§ **Stated exercise**
Everything from the first line down to the line containing "plt.rcParams['font.family'] = ['Lato', 'DejaVu" is to be retyped exactly, both ends included, with pictures left out.

§ **Extracted material**

================

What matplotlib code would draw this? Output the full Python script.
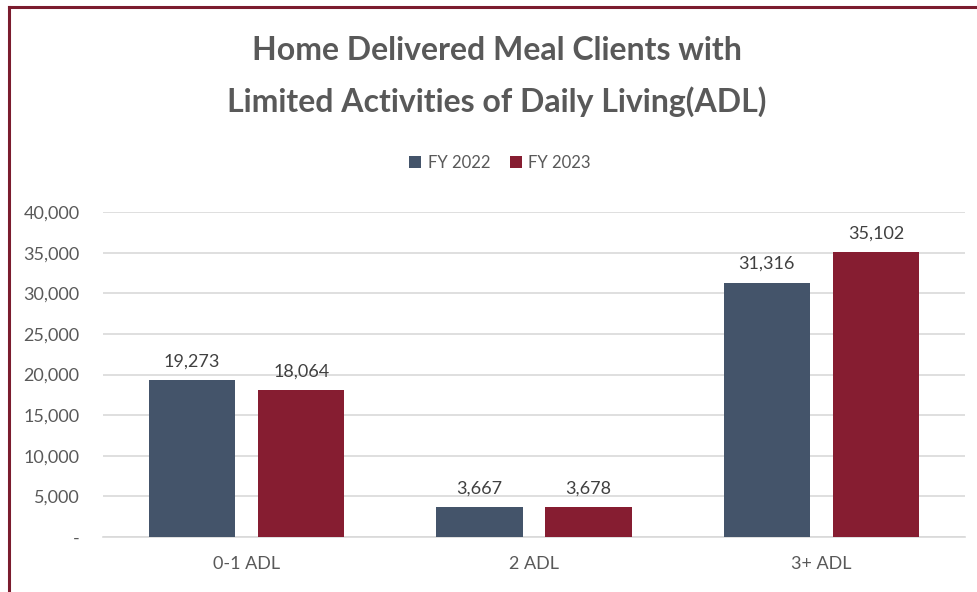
import numpy as np
import matplotlib.pyplot as plt
from matplotlib.lines import Line2D
from matplotlib.ticker import FuncFormatter

categories = ["0-1 ADL", "2 ADL", "3+ ADL"]
fy2022 = [19273, 3667, 31316]
fy2023 = [18064, 3678, 35102]
series_names = ["FY 2022", "FY 2023"]

blue = "#44546A"
red = "#861D31"
grey = "#595959"

plt.rcParams['font.family'] = ['Lato', 'DejaVu Sans']

fig = plt.figure(figsize=(9.77, 5.92), dpi=100)
ax = fig.add_axes([103/977, 1-537/592, 862/977, (537-212)/592])

x = np.arange(len(categories))
w = 0.30
off = 0.19
b1 = ax.bar(x - off, fy2022, w, color=blue, label=series_names[0], zorder=3)
b2 = ax.bar(x + off, fy2023, w, color=red, label=series_names[1], zorder=3)

for bars, vals in ((b1, fy2022), (b2, fy2023)):
    for rect, v in zip(bars, vals):
        ax.text(rect.get_x() + rect.get_width()/2, v + 1300, f"{v:,}",
                ha="center", va="bottom", fontsize=13, color="#404040")

ax.set_xlim(-0.5, 2.5)
ax.set_ylim(0, 40000)
ax.set_yticks(np.arange(0, 40001, 5000))
ax.yaxis.set_major_formatter(FuncFormatter(lambda v, p: "-" if v == 0 else f"{int(v):,}"))
ax.set_xticks(x)
ax.set_xticklabels(categories)
ax.tick_params(axis="both", length=0, labelsize=13, colors=grey)
ax.tick_params(axis="x", pad=14)
ax.tick_params(axis="y", pad=17)
ax.grid(axis="y", color="#D9D9D9", linewidth=1.2, zorder=0)
for s in ["top", "right", "left"]:
    ax.spines[s].set_visible(False)
ax.spines["bottom"].set_color("#D9D9D9")
ax.spines["bottom"].set_linewidth(1.2)

fig.text(497/977, 1-51/592, "Home Delivered Meal Clients with", ha="center", va="center",
         fontsize=23, fontweight="bold", color=grey)
fig.text(497/977, 1-102/592, "Limited Activities of Daily Living(ADL)", ha="center", va="center",
         fontsize=23, fontweight="bold", color=grey)

fig.legend(handles=[b1, b2], labels=series_names, loc="center", bbox_to_anchor=(500/977, 1-163/592),
           ncol=2, frameon=False, fontsize=12, labelcolor=grey, handlelength=0.7, handleheight=0.7,
           handletextpad=0.4, columnspacing=1.2)

# frame border (left and top edges visible)
fig.add_artist(Line2D([9/977, 9/977], [0, 1-7/592], color="#7B1C2E", linewidth=2.2))
fig.add_artist(Line2D([9/977, 1], [1-7/592, 1-7/592], color="#7B1C2E", linewidth=2.2))

fig.savefig("out.png", dpi=100)
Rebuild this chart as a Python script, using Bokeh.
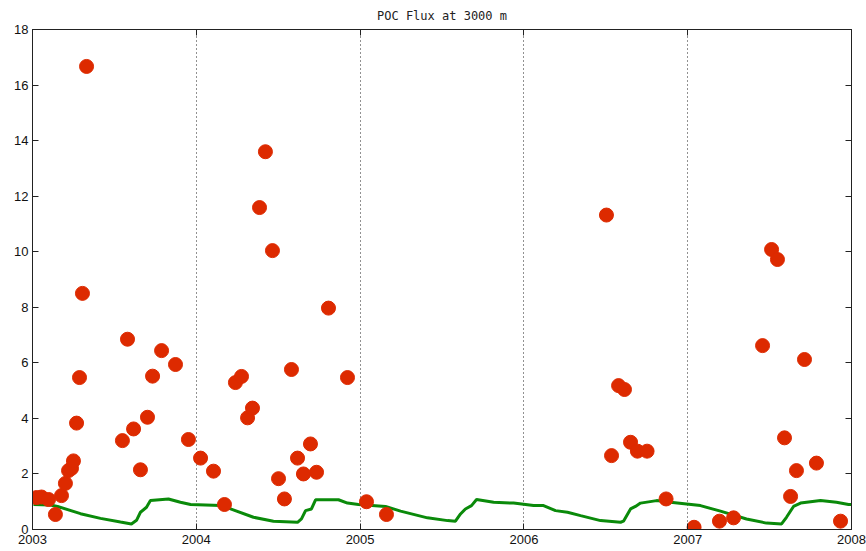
from bokeh.plotting import figure
from bokeh.models import FixedTicker, LinearAxis, Range1d, Title, CustomJSTickFormatter
from bokeh.embed import file_html
from bokeh.resources import INLINE

# POC flux samples (decimal year, flux)
flux_year = [2003.024, 2003.055, 2003.098, 2003.140, 2003.177, 2003.201, 2003.220, 2003.238,
             2003.250, 2003.269, 2003.287, 2003.305, 2003.330, 2003.549, 2003.580, 2003.617,
             2003.659, 2003.702, 2003.733, 2003.788, 2003.873, 2003.952, 2004.026, 2004.105,
             2004.172, 2004.239, 2004.276, 2004.313, 2004.343, 2004.386, 2004.422, 2004.465,
             2004.502, 2004.538, 2004.581, 2004.618, 2004.654, 2004.697, 2004.734, 2004.807,
             2004.923, 2005.039, 2005.161, 2006.504, 2006.535, 2006.578, 2006.614, 2006.651,
             2006.693, 2006.752, 2006.868, 2007.039, 2007.194, 2007.280, 2007.457, 2007.512,
             2007.548, 2007.591, 2007.628, 2007.664, 2007.713, 2007.786, 2007.933]
flux_value = [1.15, 1.17, 1.08, 0.54, 1.22, 1.66, 2.12, 2.2,
              2.47, 3.83, 5.47, 8.5, 16.67, 3.2, 6.85, 3.62,
              2.15, 4.04, 5.52, 6.44, 5.94, 3.24, 2.57, 2.1,
              0.9, 5.29, 5.51, 4.02, 4.37, 11.59, 13.6, 10.04,
              1.83, 1.1, 5.76, 2.57, 2.0, 3.08, 2.06, 7.97,
              5.47, 1.0, 0.54, 11.32, 2.66, 5.18, 5.04, 3.14,
              2.82, 2.82, 1.1, 0.08, 0.3, 0.42, 6.62, 10.08,
              9.72, 3.3, 1.19, 2.12, 6.12, 2.39, 0.3]

# Model / climatology curve
model_year = [2003.006, 2003.110, 2003.153, 2003.293, 2003.415, 2003.537, 2003.604, 2003.635,
              2003.659, 2003.696, 2003.720, 2003.830, 2003.903, 2003.965, 2004.148, 2004.209,
              2004.349, 2004.471, 2004.618, 2004.642, 2004.667, 2004.703, 2004.728, 2004.868,
              2004.923, 2004.990, 2005.155, 2005.247, 2005.411, 2005.534, 2005.582, 2005.613,
              2005.643, 2005.680, 2005.711, 2005.815, 2005.937, 2006.059, 2006.120, 2006.193,
              2006.266, 2006.346, 2006.468, 2006.590, 2006.608, 2006.651, 2006.681, 2006.712,
              2006.810, 2006.895, 2006.993, 2007.078, 2007.200, 2007.359, 2007.481, 2007.573,
              2007.603, 2007.646, 2007.689, 2007.811, 2007.908, 2007.982, 2008.000]
model_value = [0.90, 0.88, 0.83, 0.57, 0.40, 0.27, 0.20, 0.33,
               0.62, 0.80, 1.04, 1.10, 0.98, 0.90, 0.86, 0.74,
               0.44, 0.30, 0.26, 0.38, 0.68, 0.74, 1.07, 1.07,
               0.95, 0.90, 0.83, 0.66, 0.42, 0.32, 0.30, 0.56,
               0.74, 0.86, 1.08, 0.98, 0.95, 0.86, 0.86, 0.68,
               0.62, 0.50, 0.32, 0.26, 0.30, 0.74, 0.83, 0.95,
               1.04, 0.98, 0.92, 0.86, 0.66, 0.38, 0.23, 0.20,
               0.44, 0.83, 0.95, 1.04, 0.98, 0.90, 0.90]

year_ticks = [2003, 2004, 2005, 2006, 2007, 2008]
flux_ticks = [0, 2, 4, 6, 8, 10, 12, 14, 16, 18]

p = figure(width=866, height=551, output_backend="svg", toolbar_location=None,
           x_range=Range1d(2003, 2008), y_range=Range1d(0, 18),
           min_border_left=32, min_border_right=15, min_border_top=10, min_border_bottom=22)

p.title = Title(text="POC Flux at 3000 m", align="center",
                text_font="DejaVu Sans Mono", text_font_size="12px",
                text_font_style="normal", text_color="#222222", offset=0, standoff=13)

p.line(model_year, model_value, line_color="#0a8a0a", line_width=3)
p.scatter(flux_year, flux_value, size=14, fill_color="#dd2a00", line_color="#dd2a00")

for ax in (p.xaxis[0], p.yaxis[0]):
    ax.major_tick_in = 6
    ax.major_tick_out = 0
    ax.minor_tick_in = 0
    ax.minor_tick_out = 0
    ax.major_label_text_font = "Liberation Sans"
    ax.major_label_text_font_size = "13px"
    ax.major_label_text_color = "#111111"
    ax.axis_line_color = "#222222"
    ax.major_tick_line_color = "#222222"
    ax.major_label_standoff = 4

p.xaxis[0].ticker = FixedTicker(ticks=year_ticks)
p.yaxis[0].ticker = FixedTicker(ticks=flux_ticks)
p.xaxis[0].major_label_standoff = 5

blank = CustomJSTickFormatter(code="return '';")
top = LinearAxis(ticker=FixedTicker(ticks=year_ticks), major_tick_in=6, major_tick_out=0,
                 minor_tick_in=0, minor_tick_out=0, formatter=blank,
                 major_label_standoff=0, axis_line_color="#222222",
                 major_tick_line_color="#222222")
right = LinearAxis(ticker=FixedTicker(ticks=flux_ticks), major_tick_in=6, major_tick_out=0,
                   minor_tick_in=0, minor_tick_out=0,
                   formatter=CustomJSTickFormatter(code="return '';"),
                   major_label_standoff=0, axis_line_color="#222222",
                   major_tick_line_color="#222222")
p.add_layout(top, "above")
p.add_layout(right, "right")

p.xgrid.ticker = FixedTicker(ticks=year_ticks)
p.xgrid.grid_line_color = "#222222"
p.xgrid.grid_line_dash = "1 3"
p.xgrid.grid_line_width = 1
p.ygrid.grid_line_color = None

p.outline_line_color = "#222222"
p.background_fill_color = "white"
p.border_fill_color = "white"

open("out.html", "w").write(file_html(p, INLINE))
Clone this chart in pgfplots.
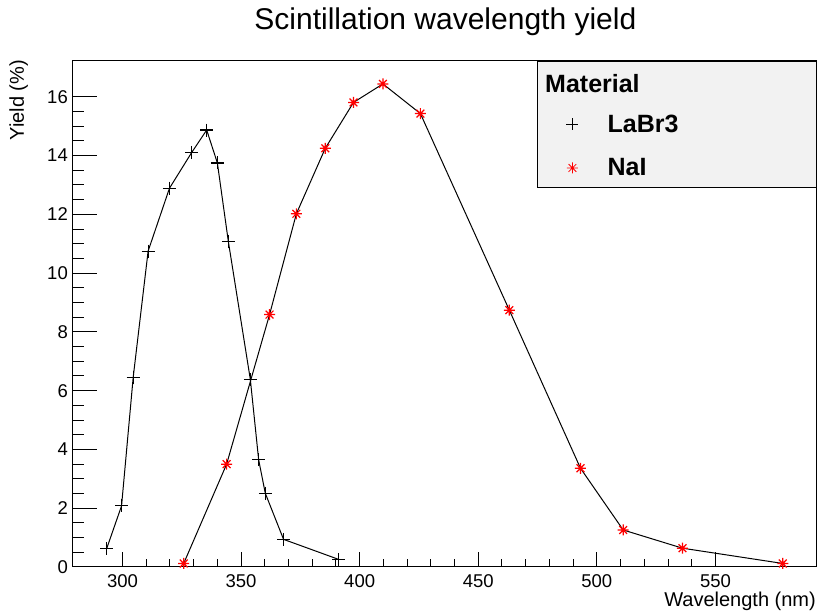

================

§ **Correct answer**
What matplotlib code would draw this? Output the full Python script.
import numpy as np
import matplotlib.pyplot as plt
from matplotlib.lines import Line2D
from matplotlib.ticker import FuncFormatter

categories = ["0-1 ADL", "2 ADL", "3+ ADL"]
fy2022 = [19273, 3667, 31316]
fy2023 = [18064, 3678, 35102]
series_names = ["FY 2022", "FY 2023"]

blue = "#44546A"
red = "#861D31"
grey = "#595959"

plt.rcParams['font.family'] = ['Lato', 'DejaVu Sans']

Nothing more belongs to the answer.